When Jesus taught in Matthew 5:48 "Be ye therefore perfect, even as your father which is in heaven is perfect," I think that it's interesting that He didn't tell us to be perfect like Him. Why is that? After all, He was perfect, wasn't He? Maybe perfection requires more than just an absence of sin and a multitude of good works, though.
The definition of the word perfect has changed some over the ages. The original meaning was that of being finished, completed, or even whole. I think this sheds some light on why Jesus would tell us to be perfect like His father, rather than like Him.
First, Heavenly Father is the finished, complete, and whole of perfection. He is the Father, the great Elohim, the Eternal God. Jesus, while also a God, was still on the earth, still in the midst of His mortal ministry, and as such couldn't have been said to have been finished. He still had work to do.

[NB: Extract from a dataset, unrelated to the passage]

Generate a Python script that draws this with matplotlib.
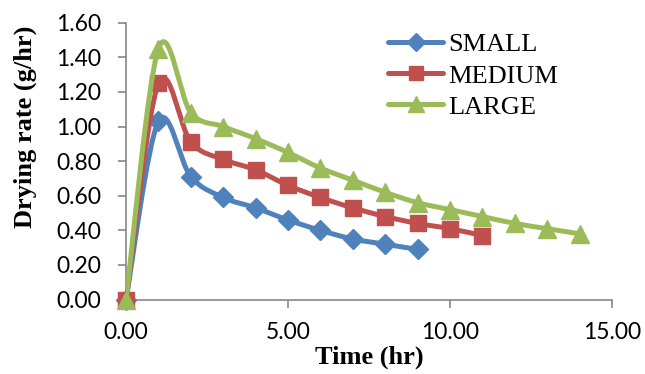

Second, and this may be a stretch for some, is that Heavenly Father is married. He is complete and whole because He has an eternal marriage partner. When Jesus taught about marriage, he said that "For this cause shall a man leave father and mother, and shall cleave to his wife; and they twain shall be one flesh." (Matthew 19:5) God instituted marriage from the beginning, and meant for it to be a way for a man and a woman to complete each other. Marriage was to take two halves and make a whole, hence the ability for two to become only one. The only way for two to be one mathematically is if the two are halves. And half of a person can never be whole, or perfect. This could mean that Jesus' teaching to be "perfect" also had application as a sermon on marriage.
The more that I read about marriage and its importance to our selves, families, and society, the more that I am convinced that it is not a man-made contract of convenience. It is a divinely appointed institution whereby we can learn to become more like our Father in Heaven. Marriage is a class that teaches us things we literally cannot and will not learn in any other way.